# [Work instructions]
Without the pictures, output the lines of the material from the very first through the one that holds "const canvasRef = useRef<HTMLCanvasElement>(null);".

# [Records shown]
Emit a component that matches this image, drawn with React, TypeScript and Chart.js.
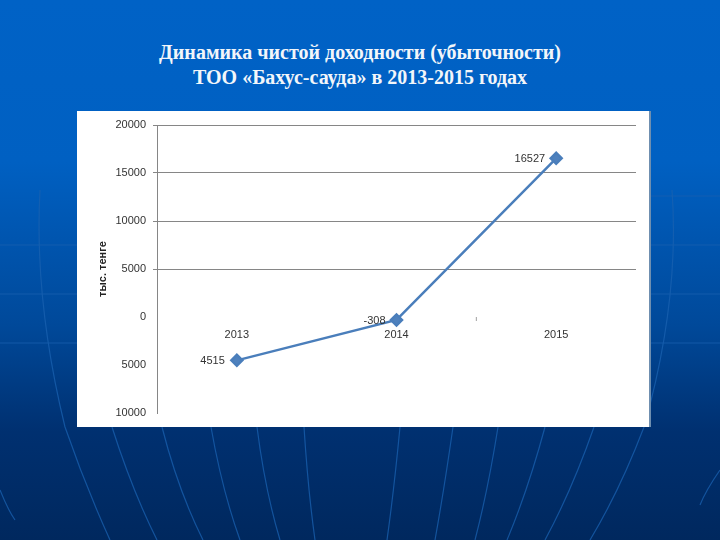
import { useEffect, useRef } from "react";
import { Chart, registerables } from "chart.js";

Chart.register(...registerables);

// data
const YEARS = ["2013", "2014", "2015"];
const PROFIT = [-4515, -308, 16527];
const POINT_LABELS = ["4515", "-308", "16527"]; // the slide drops the minus on 2013
const POINT_LABEL_SHIFT = [-12, -11, -11];
const TITLE_LINES = [
  "Динамика чистой доходности (убыточности)",
  "ТОО «Бахус-сауда» в 2013-2015 годах",
];

// faint globe lines of the slide background, decoration only
const GLOBE_LINES = [
  "M40 190 Q34 300 65 427 Q85 485 110 540",
  "M112 427 Q132 490 157 540",
  "M162 427 Q178 490 203 540",
  "M211 427 Q222 490 240 540",
  "M257 427 Q265 490 280 540",
  "M304 427 Q308 490 315 540",
  "M400 427 Q394 490 387 540",
  "M453 427 Q444 490 435 540",
  "M498 427 Q488 490 475 540",
  "M545 427 Q528 490 507 540",
  "M594 427 Q572 490 545 540",
  "M672 190 Q680 300 644 427 Q620 490 590 540",
  "M0 490 Q8 510 15 520",
  "M720 470 Q706 490 700 505",
  "M0 245 H77 M649 245 H720",
  "M0 294 H77 M649 294 H720",
  "M0 343 H77 M649 343 H720",
  "M649 196 H720",
];

const pointLabels = {
  id: "pointLabels",
  afterDatasetsDraw(chart: Chart) {
    const { ctx, scales } = chart;
    const points = chart.getDatasetMeta(0).data;
    ctx.save();
    ctx.font = "11px 'Liberation Sans'";
    ctx.fillStyle = "#333333";
    ctx.textAlign = "right";
    ctx.textBaseline = "middle";
    points.forEach((p, i) => {
      ctx.fillText(POINT_LABELS[i], p.x + POINT_LABEL_SHIFT[i], p.y + 1);
    });
    // little leftover tick between 2014 and 2015
    const tickX = (scales.x.getPixelForValue(1) + scales.x.getPixelForValue(2)) / 2;
    const zeroY = scales.y.getPixelForValue(0);
    ctx.strokeStyle = "#a0a0a0";
    ctx.beginPath();
    ctx.moveTo(tickX, zeroY);
    ctx.lineTo(tickX, zeroY + 4);
    ctx.stroke();
    ctx.restore();
  },
};

export default function App() {
  const canvasRef = useRef<HTMLCanvasElement>(null);

  useEffect(() => {
    if (!canvasRef.current) return;
    const chart = new Chart(canvasRef.current, {
      type: "line",
      data: {
        labels: YEARS,
        datasets: [{
          data: PROFIT,
          borderColor: "#4a7ebb",
          borderWidth: 2.5,
          backgroundColor: "#4f81bd",
          pointStyle: "rectRot",
          pointRadius: 5.5,
          tension: 0,
        }],
      },
      options: {
        responsive: false,
        animation: false,
        layout: { padding: { top: 14, right: 13, bottom: 14, left: 0 } },
        plugins: { legend: { display: false }, tooltip: { enabled: false } },
        scales: {
          x: {
            position: { y: 0 },
            offset: true,
            grid: { display: false },
            border: { display: false },
            ticks: {
              padding: 3,
              maxRotation: 0,
              color: "#333333",
              font: { family: "'Liberation Sans'", size: 11 },
            },
          },
          y: {
            min: -10000,
            max: 20000,
            afterFit: (axis: any) => { axis.width = 80; },
            title: {
              display: true,
              text: "тыс. тенге",
              color: "#222222",
              padding: { top: 19, bottom: 0 },
              font: { family: "'Liberation Sans'", size: 11, weight: "bold" },
            },
            grid: {
              color: (c: any) => (c.tick.value > 0 ? "#868686" : "rgba(0,0,0,0)"),
              tickLength: 4,
            },
            border: { color: "#868686" },
            ticks: {
              stepSize: 5000,
              padding: 7,
              color: "#333333",
              font: { family: "'Liberation Sans'", size: 11 },
              callback: (v: any) => String(Math.abs(v)), // no minus on the slide's axis
            },
          },
        },
      },
      plugins: [pointLabels],
    });
    return () => chart.destroy();
  }, []);

  return (
    <div style={{
      position: "relative", width: 720, height: 540, overflow: "hidden",
      background: "linear-gradient(180deg, #0062c6 0%, #0060c2 30%, #00499a 60%, #003070 80%, #00285e 100%)",
    }}>
      <style>{"body{margin:0}"}</style>
      <svg width={720} height={540} style={{ position: "absolute", left: 0, top: 0 }}>
        <path d={GLOBE_LINES.join(" ")} fill="none" stroke="#1a62b0" strokeOpacity={0.75} strokeWidth={1.2} />
      </svg>
      {TITLE_LINES.map((line, i) => (
        <div key={line} style={{
          position: "absolute", left: 0, width: 720, top: 41 + i * 25, textAlign: "center",
          fontFamily: "'Liberation Serif'", fontWeight: "bold", fontSize: 20, lineHeight: "22px",
          color: "#f2f6fa", whiteSpace: "nowrap",
        }}>
          {line}
        </div>
      ))}
      <div style={{
        position: "absolute", left: 77, top: 111, width: 572, height: 316,
        background: "#ffffff", boxShadow: "2px 0 0 #6f8fb0",
      }}>
        <canvas ref={canvasRef} width={572} height={316} style={{ display: "block" }} />
      </div>
    </div>
  );
}
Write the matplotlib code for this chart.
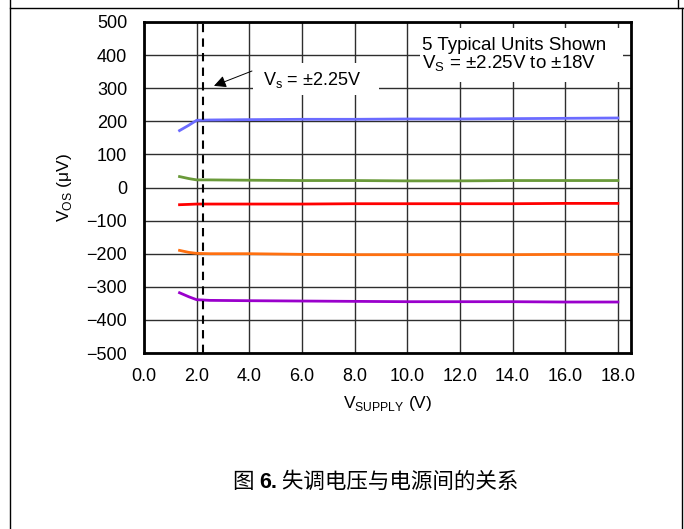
import matplotlib.pyplot as plt
from matplotlib.lines import Line2D
from matplotlib.patches import Rectangle

plt.rcParams['font.family'] = ['Liberation Sans', 'Noto Sans CJK SC', 'DejaVu Sans']
plt.rcParams['mathtext.fontset'] = 'custom'
plt.rcParams['mathtext.rm'] = 'Liberation Sans'
plt.rcParams['axes.unicode_minus'] = True

# ---------- 数据 ----------
vsupply = [1.35, 1.7, 2.0, 2.5, 4, 6, 8, 10, 12, 14, 16, 18]
unit_blue = [172, 188, 203, 204, 205, 206, 206, 207, 207, 208, 209, 210]
unit_green = [33, 27, 23, 23, 22, 21, 21, 20, 20, 21, 21, 21]
unit_red = [-52, -51, -50, -50, -50, -50, -49, -49, -49, -49, -48, -48]
unit_orange = [-190, -196, -199, -200, -200, -202, -203, -203, -203, -203, -202, -202]
unit_purple = [-318, -330, -339, -341, -342, -343, -344, -345, -345, -345, -346, -346]
xticks = [0, 2, 4, 6, 8, 10, 12, 14, 16, 18]
yticks = [-500, -400, -300, -200, -100, 0, 100, 200, 300, 400, 500]
vs_min = 2.25

# ---------- 画布 ----------
fig = plt.figure(figsize=(6.84, 5.29), dpi=100)
ax = fig.add_axes([144/684, 1-353/529, 487/684, 331/529])

ax.set_xlim(0, 18.5)
ax.set_ylim(-500, 500)
ax.set_xticks(xticks)
ax.set_xticklabels([f'{v:.1f}' for v in xticks])
ax.set_yticks(yticks)
ax.set_yticklabels([str(v).replace('-', '\u2212') for v in yticks])
ax.tick_params(length=0, labelsize=13)
ax.tick_params(axis='y', pad=12)
ax.tick_params(axis='x', pad=11)
ax.grid(True, color='#2e2e2e', lw=1.0)
ax.set_axisbelow(True)
for s in ax.spines.values():
    s.set_linewidth(2)

# ---------- 曲线 ----------
for vals, c in [(unit_blue, '#6b6bff'), (unit_green, '#6a9a3a'),
                (unit_red, '#ff0000'), (unit_orange, '#ff7010'),
                (unit_purple, '#9a00cc')]:
    ax.plot(vsupply, vals, color=c, lw=2, zorder=3)

ax.axvline(vs_min, color='black', lw=1.5, dashes=(4, 3), zorder=4)

# ---------- 注释 ----------
ax.add_patch(Rectangle((10.49, 319), 7.72, 163, fc='white', ec='none', zorder=2))
ax.text(10.55, 430, '5 Typical Units Shown', fontsize=13.5, va='center', zorder=5)
ax.text(10.55, 374, r'V$_\mathregular{S}$ = ±2.25V to ±18V', fontsize=13.5, va='center', zorder=5)

ax.add_patch(Rectangle((4.14, 279), 4.8, 97, fc='white', ec='none', zorder=2))
ax.text(4.52, 325, r'V$_\mathregular{s}$ = ±2.25V', fontsize=13, va='center', zorder=5)
ax.annotate('', xy=(2.56, 304), xytext=(4.2, 355),
            arrowprops=dict(arrowstyle='-|>', color='black', lw=0.7,
                            mutation_scale=18), zorder=5)

# ---------- 轴标签 ----------
ax.set_ylabel(r'V$_\mathregular{OS}$ (μV)', fontsize=12.5, labelpad=9)
ax.set_xlabel(r'V$_\mathregular{SUPPLY}$ (V)', fontsize=12.5, labelpad=6)

# ---------- 图题 ----------
cap_y = 1 - 482/529
t1 = fig.text(233/684, cap_y, '图 ', fontsize=15.5, va='center',
              family=['Noto Sans CJK SC'])
t2 = fig.text(0, 0, '6.', fontsize=15.5, weight='bold', va='center')
t3 = fig.text(0, 0, ' 失调电压与电源间的关系', fontsize=15.5, va='center',
              family=['Noto Sans CJK SC'])
fig.canvas.draw()
r = fig.canvas.get_renderer()
bb1 = t1.get_window_extent(r)
t2.set_position((bb1.x1/fig.bbox.width, cap_y))
bb2 = t2.get_window_extent(r)
t3.set_position((bb2.x1/fig.bbox.width, cap_y))

# ---------- 外框 ----------
H = 529
W = 684
for xs, ys in [([10, 10], [0, H]), ([10, W], [8, 8]),
               ([682, 682], [8, H]), ([678, 678], [0, 8])]:
    fig.add_artist(Line2D([x/W for x in xs], [1-y/H for y in ys],
                          color='black', lw=1))

fig.savefig('out.png', dpi=100)
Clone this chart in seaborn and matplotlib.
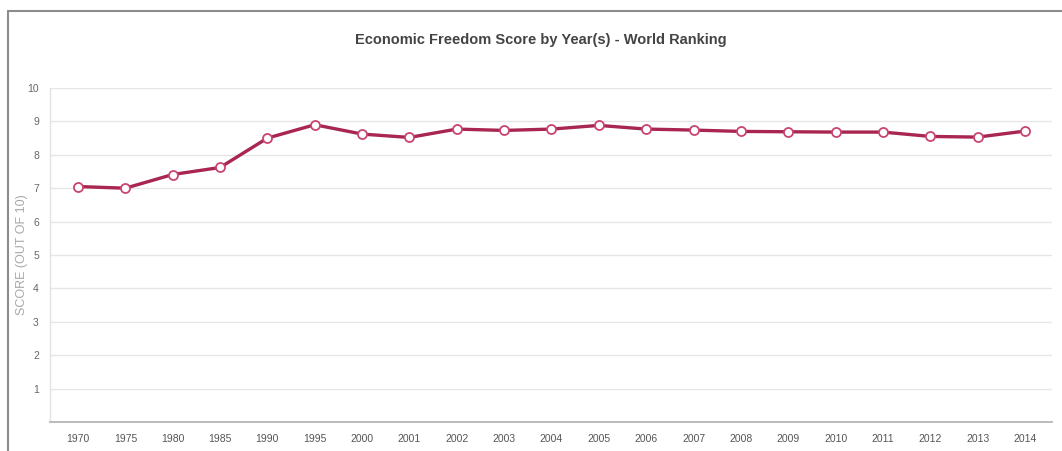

# [Response to the exercise]
Emit a component that matches this image, drawn with React, TypeScript and Chart.js.
import { useEffect, useRef } from "react";
import { Chart, registerables } from "chart.js";

Chart.register(...registerables);

// data
const YEARS = ["2013", "2014", "2015"];
const PROFIT = [-4515, -308, 16527];
const POINT_LABELS = ["4515", "-308", "16527"]; // the slide drops the minus on 2013
const POINT_LABEL_SHIFT = [-12, -11, -11];
const TITLE_LINES = [
  "Динамика чистой доходности (убыточности)",
  "ТОО «Бахус-сауда» в 2013-2015 годах",
];

// faint globe lines of the slide background, decoration only
const GLOBE_LINES = [
  "M40 190 Q34 300 65 427 Q85 485 110 540",
  "M112 427 Q132 490 157 540",
  "M162 427 Q178 490 203 540",
  "M211 427 Q222 490 240 540",
  "M257 427 Q265 490 280 540",
  "M304 427 Q308 490 315 540",
  "M400 427 Q394 490 387 540",
  "M453 427 Q444 490 435 540",
  "M498 427 Q488 490 475 540",
  "M545 427 Q528 490 507 540",
  "M594 427 Q572 490 545 540",
  "M672 190 Q680 300 644 427 Q620 490 590 540",
  "M0 490 Q8 510 15 520",
  "M720 470 Q706 490 700 505",
  "M0 245 H77 M649 245 H720",
  "M0 294 H77 M649 294 H720",
  "M0 343 H77 M649 343 H720",
  "M649 196 H720",
];

const pointLabels = {
  id: "pointLabels",
  afterDatasetsDraw(chart: Chart) {
    const { ctx, scales } = chart;
    const points = chart.getDatasetMeta(0).data;
    ctx.save();
    ctx.font = "11px 'Liberation Sans'";
    ctx.fillStyle = "#333333";
    ctx.textAlign = "right";
    ctx.textBaseline = "middle";
    points.forEach((p, i) => {
      ctx.fillText(POINT_LABELS[i], p.x + POINT_LABEL_SHIFT[i], p.y + 1);
    });
    // little leftover tick between 2014 and 2015
    const tickX = (scales.x.getPixelForValue(1) + scales.x.getPixelForValue(2)) / 2;
    const zeroY = scales.y.getPixelForValue(0);
    ctx.strokeStyle = "#a0a0a0";
    ctx.beginPath();
    ctx.moveTo(tickX, zeroY);
    ctx.lineTo(tickX, zeroY + 4);
    ctx.stroke();
    ctx.restore();
  },
};

export default function App() {
  const canvasRef = useRef<HTMLCanvasElement>(null);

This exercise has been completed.